BeautifulSoup treats text inside tags as `NavigableString` objects and HTML comments as a related type. You can read or replace them just like regular strings.

In [None]:
# Strings inside tags behave like standard Python strings
soup_string = BeautifulSoup('<b class="type">Web Scraper</b>', 'html.parser')
tag = soup_string.b
print("String:", tag.string)
print("Type:", type(tag.string))

### Replacing Text Inside Tags

Use `replace_with()` when you need to update the content while keeping the tag in place.

In [None]:
# Swap the existing text for a friendlier message
tag.string.replace_with("Good web scraper")
print("After replace:", tag.string)

### Handling Comments

HTML comments are stored as a special string subclass.

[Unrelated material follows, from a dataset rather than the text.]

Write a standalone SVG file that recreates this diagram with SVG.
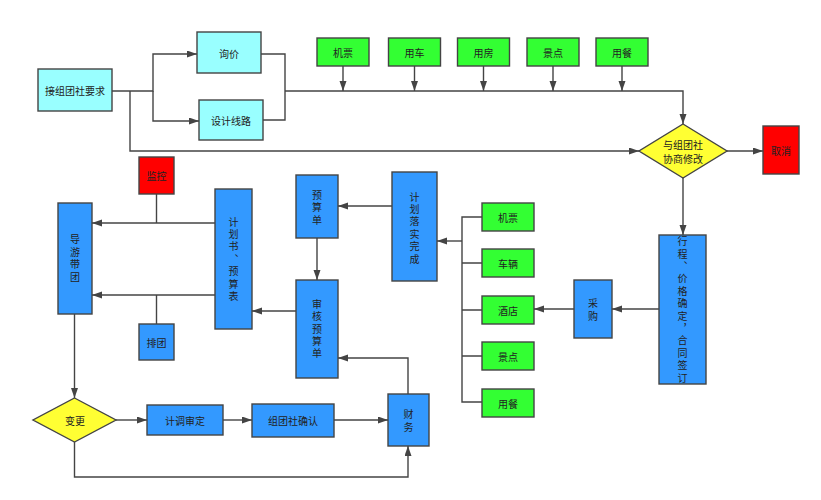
<svg xmlns="http://www.w3.org/2000/svg" width="821" height="500" viewBox="0 0 821 500">
<style>
.n{stroke:#444;stroke-width:1.4}
.cy{fill:#99ffff}.gr{fill:#33ff33}.bl{fill:#3399ff}.ye{fill:#ffff33}.rd{fill:#ff0000}
text{font-family:"Noto Sans CJK SC","Noto Sans",sans-serif;font-size:10px;fill:#222;text-anchor:middle;dominant-baseline:central}
.v{writing-mode:vertical-rl;letter-spacing:2.4px}
.c path{fill:none;stroke:#444;stroke-width:1.4}
.a{marker-end:url(#ah)}
</style>
<defs>
<marker id="ah" markerUnits="userSpaceOnUse" markerWidth="10" markerHeight="8" refX="10" refY="3.5" orient="auto">
<path d="M0,0 L10,3.5 L0,7 z" fill="#444"/>
</marker>
</defs>
<rect width="821" height="500" fill="#fff"/>
<g class="c">
<path class="a" d="M112,91 H153 V54 H197"/>
<path class="a" d="M153,91 V121 H199"/>
<path class="a" d="M130,91 V151 H639"/>
<path d="M261,54 H285 V120 H263"/>
<path class="a" d="M285,91 H683 V124"/>
<path class="a" d="M343,66 V91"/>
<path class="a" d="M414.5,66 V91"/>
<path class="a" d="M483.5,66 V91"/>
<path class="a" d="M553,66 V91"/>
<path class="a" d="M622,66 V91"/>
<path class="a" d="M727,151 H763"/>
<path class="a" d="M683,178 V235"/>
<path class="a" d="M659,309 H612"/>
<path class="a" d="M574,309 H534"/>
<path d="M482,217 H462 V402 H482 M462,263 H482 M462,310 H482 M462,356 H482"/>
<path class="a" d="M462,241 H437"/>
<path class="a" d="M392,206 H338"/>
<path class="a" d="M317,238 V280"/>
<path class="a" d="M296,311 H252"/>
<path class="a" d="M215,223 H92"/>
<path d="M156.5,194 V223"/>
<path class="a" d="M215,295 H92"/>
<path d="M156.5,324 V295"/>
<path class="a" d="M74.5,314 V398"/>
<path class="a" d="M116,420 H147"/>
<path class="a" d="M223,420 H252"/>
<path class="a" d="M334,420 H388"/>
<path class="a" d="M74.5,442 V477 H408 V446"/>
<path class="a" d="M408,394 V358 H338"/>
</g>
<g id="jiezutuan"><rect class="n cy" x="38" y="69" width="74" height="42"/><text x="75" y="90">接组团社要求</text></g>
<g id="xunjia"><rect class="n cy" x="197" y="32" width="64" height="41"/><text x="229" y="53">询价</text></g>
<g id="sheji"><rect class="n cy" x="199" y="100" width="64" height="40"/><text x="231" y="120">设计线路</text></g>
<g id="g-jipiao"><rect class="n gr" x="317" y="38" width="52" height="28"/><text x="343" y="52">机票</text></g>
<g id="g-yongche"><rect class="n gr" x="388.5" y="38" width="52" height="28"/><text x="414.5" y="52">用车</text></g>
<g id="g-yongfang"><rect class="n gr" x="457.5" y="38" width="52" height="28"/><text x="483.5" y="52">用房</text></g>
<g id="g-jingdian"><rect class="n gr" x="527" y="38" width="52" height="28"/><text x="553" y="52">景点</text></g>
<g id="g-yongcan"><rect class="n gr" x="596" y="38" width="52" height="28"/><text x="622" y="52">用餐</text></g>
<g id="xieshang"><path class="n ye" d="M683,124 L727,151 L683,178 L639,151 z"/><text x="683" y="144">与组团社</text><text x="683" y="158">协商修改</text></g>
<g id="quxiao"><rect class="n rd" x="763" y="126" width="36" height="48"/><text x="781" y="150">取消</text></g>
<g id="xingcheng"><rect class="n bl" x="659" y="235" width="47" height="149"/><text class="v" x="682.5" y="310.9">行程、价格确定，合同签订</text></g>
<g id="caigou"><rect class="n bl" x="574" y="280" width="38" height="58"/><text class="v" x="593" y="311">采购</text></g>
<g id="r-jipiao"><rect class="n gr" x="482" y="203" width="52" height="28"/><text x="508" y="217">机票</text></g>
<g id="r-cheliang"><rect class="n gr" x="482" y="249" width="52" height="28"/><text x="508" y="263">车辆</text></g>
<g id="r-jiudian"><rect class="n gr" x="482" y="296" width="52" height="28"/><text x="508" y="310">酒店</text></g>
<g id="r-jingdian"><rect class="n gr" x="482" y="342" width="52" height="28"/><text x="508" y="356">景点</text></g>
<g id="r-yongcan"><rect class="n gr" x="482" y="389" width="52" height="28"/><text x="508" y="403">用餐</text></g>
<g id="jihualuoshi"><rect class="n bl" x="392" y="172" width="45" height="109"/><text class="v" x="414.5" y="229">计划落实完成</text></g>
<g id="yusuandan"><rect class="n bl" x="296" y="175" width="42" height="63"/><text class="v" x="317" y="208.7">预算单</text></g>
<g id="shenhe"><rect class="n bl" x="296" y="280" width="42" height="98"/><text class="v" x="317" y="330.1">审核预算单</text></g>
<g id="jihuashu"><rect class="n bl" x="215" y="189" width="37" height="140"/><text class="v" x="233.5" y="260.2">计划书、预算表</text></g>
<g id="jiankong"><rect class="n rd" x="139" y="157" width="35" height="37"/><text x="156.5" y="175.5">监控</text></g>
<g id="paituan"><rect class="n bl" x="139" y="324" width="35" height="36"/><text x="156.5" y="342">排团</text></g>
<g id="daoyou"><rect class="n bl" x="58" y="203" width="34" height="111"/><text class="v" x="75" y="259.4">导游带团</text></g>
<g id="biangeng"><path class="n ye" d="M74.5,398 L116,420 L74.5,442 L33,420 z"/><text x="75" y="420">变更</text></g>
<g id="jidiao"><rect class="n bl" x="147" y="405" width="76" height="30"/><text x="185" y="420">计调审定</text></g>
<g id="queren"><rect class="n bl" x="252" y="404" width="82" height="33"/><text x="293" y="420">组团社确认</text></g>
<g id="caiwu"><rect class="n bl" x="388" y="394" width="41" height="52"/><text class="v" x="408.5" y="422">财务</text></g>
</svg>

You can read them to see hidden notes or replace them if needed.

In [None]:
# Comments appear as Comment objects when parsed
markup = "<b><!--Hey, I wish to be a good web scraper--></b>"
soup_comment = BeautifulSoup(markup, 'html.parser')
comment = soup_comment.b.string
print("Comment:", comment)
print("Type:", type(comment))

## Navigating Siblings

Use `next_sibling` and `previous_sibling` to move sideways between elements that share the same parent.

In [None]:
# Move from <b> to its sibling <c>
sibling_soup = BeautifulSoup("<a><b>text1</b><c>text2</c></a>", 'html.parser')
print("Next sibling of b:", sibling_soup.b.next_sibling)

### Navigate Backward

`previous_sibling` walks in the opposite direction when you need the element that comes before the current one.

In [None]:
# Go from <c> back to its <b> sibling
print("Previous sibling of c:", sibling_soup.c.previous_sibling)

## Summary

You now have the core tools to parse HTML with BeautifulSoup:

- Respect site rules (`robots.txt`) and pace your requests.
- Inspect the HTML structure to choose the right selectors.
- Use BeautifulSoup to locate tags, attributes, and text.
- Traverse the tree when information sits near the elements you already know.

Practice these moves on real pages and adapt your selectors as layouts change.